$1m-worth of immunoglobulin stolen in Tennessee

Cargo thieves have made off with a shipment of an Octapharma product used to protect immune-suppressed individuals from serious diseases.

The full truckload (FTL) shipment of Octagam (human normal immunoglobulin solution for intravenous infusion) included 1,300 packs of the product – worth around $1m – and was taken from a truck stop located off I-65 in Cornersville, Tennessee. The driver of the truck stopped to fuel up but discovered the tractor, trailer and shipment were missing when he returned to the vehicle.

Octagam has to be maintained within a close temperature range to maintain its integrity, so recovery of the shipment is of the utmost priority to avoid degraded product potentially being administered to patients. The tractor and trailer were recovered – empty – yesterday morning, according to the Pharmaceutical Cargo Security Coalition (PCSC), which noted that the shipment was en route from a  3PL pharmaceutical distribution facility in Fairdale, Kentucky, to a facility in Alabama.

Switzerland-based Octapharma notes that Octagam is used to for immunoglobulin replacement therapy in patients with primary immunodeficiency syndromes, myeloma or chronic lymphocytic leukaemia, or other diseases such as AIDS that cause repeated bacterial infections.

“This is a very unique product that would only be of interest to a specific clientele, hence it should be ready apparent if it were to reappear in the pharmaceutical supply chain,” said the PCSC. The theft is somewhat unusual, it notes, as the perpetrators didn’t simply swap the tractor and drive away the shipment, but transferred it to another trailer.

A red Volvo tractor and trailer was caught on surveillance footage  following the victim into the truck stop and leaving at the same time as the stolen vehicle. PCSC says that a similar vehicle has been linked to other theft and suspicious activity in Tennessee.
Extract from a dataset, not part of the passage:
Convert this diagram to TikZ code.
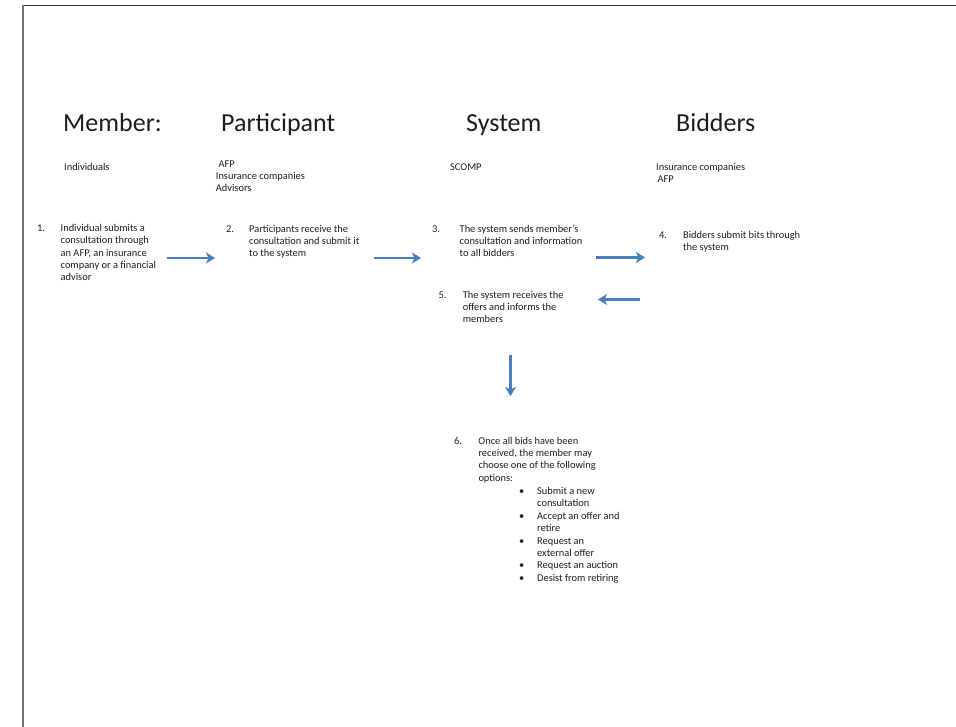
\documentclass[tikz,border=0pt]{standalone}
\usepackage{fontspec}
\setmainfont{Carlito}
\usetikzlibrary{arrows.meta}
\definecolor{arrowblue}{HTML}{4A7EBB}
\definecolor{txtcol}{HTML}{1E1E1E}
\tikzset{
  head/.style={font=\fontsize{26}{31}\selectfont, anchor=base west, inner sep=0pt, text=txtcol},
  small/.style={font=\fontsize{10.4}{12.4}\selectfont, anchor=north west, inner sep=0pt, text=txtcol},
  arr/.style={draw=arrowblue, line width=2.8pt, -{Stealth[length=9pt,width=11pt,inset=2.5pt]}},
}
\begin{document}
\begin{tikzpicture}[x=1pt,y=-1pt]
\useasboundingbox (0,0) rectangle (956,727);
\fill[white] (0,0) rectangle (956,727);
% frame
\draw[line width=1.3pt, draw=black!80] (22,5.5) -- (956,5.5);
\draw[line width=1.6pt, draw=black!55] (23,5) -- (23,727);

% headings
\node[head] (hmem) at (63,132) {Member:};
\node[head] (hpar) at (221,132) {Participant};
\node[head] (hsys) at (466,132) {System};
\node[head] (hbid) at (676,132) {Bidders};

% subtitles
\node[small] (smem) at (64,161.2) {\begin{tabular}{@{}l@{}}Individuals\end{tabular}};
\node[small] (spar) at (215.7,158.2) {\begin{tabular}{@{}l@{}}\hspace{2.6pt}AFP\\Insurance companies\\Advisors\end{tabular}};
\node[small] (ssys) at (450,161.2) {\begin{tabular}{@{}l@{}}SCOMP\end{tabular}};
\node[small] (sbid) at (656,161.2) {\begin{tabular}{@{}l@{}}Insurance companies\\\hspace{1.3pt}AFP\end{tabular}};

% steps
\node[small] (st1) at (37,222.5) {\begin{tabular}{@{}p{23.5pt}@{}l@{}}
1.&Individual submits a\\&consultation through\\&an AFP, an insurance\\&company or a financial\\&advisor\end{tabular}};
\node[small] (st2) at (226,223.2) {\begin{tabular}{@{}p{23pt}@{}l@{}}
2.&Participants receive the\\&consultation and submit it\\&to the system\end{tabular}};
\node[small] (st3) at (432,223.2) {\begin{tabular}{@{}p{27.5pt}@{}l@{}}
3.&The system sends member's\\&consultation and information\\&to all bidders\end{tabular}};
\node[small] (st4) at (659,229.7) {\begin{tabular}{@{}p{24pt}@{}l@{}}
4.&Bidders submit bits through\\&the system\end{tabular}};
\node[small] (st5) at (438.3,289.2) {\begin{tabular}{@{}p{24.4pt}@{}l@{}}
5.&The system receives the\\&offers and informs the\\&members\end{tabular}};
\node[small] (st6) at (454,435.2) {\begin{tabular}{@{}p{24.3pt}@{}l@{}}
6.&Once all bids have been\\&received, the member may\\&choose one of the following\\&options:\end{tabular}};
\node[small] (opts) at (519,485.6) {\begin{tabular}{@{}p{18pt}@{}l@{}}
\textbullet&Submit a new\\&consultation\\
\textbullet&Accept an offer and\\&retire\\
\textbullet&Request an\\&external offer\\
\textbullet&Request an auction\\
\textbullet&Desist from retiring\end{tabular}};

% arrow end points
\coordinate (a1s) at (167,258);
\coordinate (a1e) at (215,258);
\coordinate (a2s) at (374,258);
\coordinate (a2e) at (421,258);
\coordinate (a3s) at (596,257.5);
\coordinate (a3e) at (645,257.5);
\coordinate (a4s) at (640,299.5);
\coordinate (a4e) at (598,299.5);
\coordinate (a5s) at (510.5,355);
\coordinate (a5e) at (510.5,396);

\draw[arr] (a1s) -- (a1e);
\draw[arr] (a2s) -- (a2e);
\draw[arr] (a3s) -- (a3e);
\draw[arr] (a4s) -- (a4e);
\draw[arr] (a5s) -- (a5e);
\end{tikzpicture}
\end{document}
There was no GPS tracking available for the shipment, and temperature monitoring capabilities were disabled shortly after it was stolen, it adds.

Data from Sensitech suggest there was a 15 per cent decline in cargo thefts across all industries last year, although its annual report suggests that “thieves in the US still present a threat to highly desired shipments.”

Pharma thefts were relatively uncommon, accounting for around 1 per cent of all cases, and dropped 57 per cent in number and 54 per cent by value compared to the prior year, which Sensitech puts down to the introduction of stringent security countermeasures by the pharma industry. There were zero thefts above the $1m-mark by value last year.

PCSC notes that the theft may have been opportunistic. “It has not been uncommon, in the past, for warehouses that ship pharmaceutical products to be placed under surveillance by perpetrators - and random shipments followed until they become vulnerable to theft,” it says.